The budgetary process works something like this. In October the Trustees receive revised figures for the fiscal year then in progress (Dartmouth's runs from July 1 to June 30) as well as projections for the next five years. Starting in mid-November and sometimes sooner, department heads furnish estimates for the coming year to appropriate vice presidents. After initial review by the vice presidents, a preliminary budget is put together to form the basis for setting tuition and room and board charges, which the Trustees approve in January. In February the preliminary budget is given to the Council on Budgets and Priorities, which serves as a kind of watchdog on the allocation of money within the institution and, as was the case this year, recommends possible cuts to the President to bring expenses and income into line. At their April meeting the Trustees, already possessors of fat books of homework, weigh counsel from the treasurer and some other college officers, hear the recommendations of the President and, in a working session of a half-day or so, make the final decisions.
On the surface it is all very neat and tidy. Beneath the surface there is the troublesome matter of dividing the pie to everyone's satisfaction. This year, to bring about a zero-deficit budget, the Council on Budgets and Priorities recommended a decrease of $288,000 from the total of budget requests. The proposed cuts affected several areas, including most prominently Hopkins Center, the libraries, and Kiewit Center, and called for elimination of varsity wrestling and compulsory physical education for freshman. Actually, the budget council cut a total of $345,000 but put back $57,000 for salaries (about two-thirds of Dartmouth's budget is for compensation), bringing the net reduction to $288,000.

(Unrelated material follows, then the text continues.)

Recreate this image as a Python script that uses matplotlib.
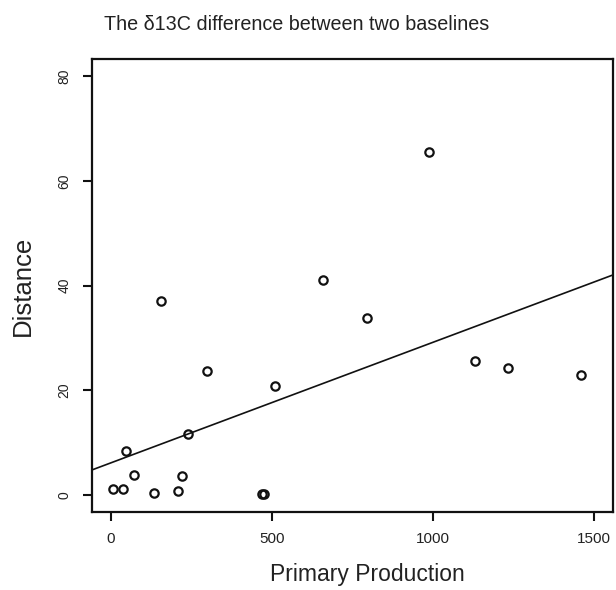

The response of the wrestlers was not a happy one, and the Trustees were presented with a petition signed by some 1,300 students urging that the $10,000 sport be rescued. As it turned out, all of the proposed cuts were approved with the exception of compulsory physical education, which also had its campus defenders, including President Kemeny. He described it as a "small cut having a negative effect on a large number of students."
The 16-member Council on Budgets and Priorities is composed of faculty, administrators, students, and alumni and is chaired by John Hennessey, dean of the Tuck School. In describing its work, Dartmouth's budget officer, Foster Blough, says that top priority is given to maintaining the quality of undergraduate education but "the fat has been cut out slice by slice. Now it comes down to programs."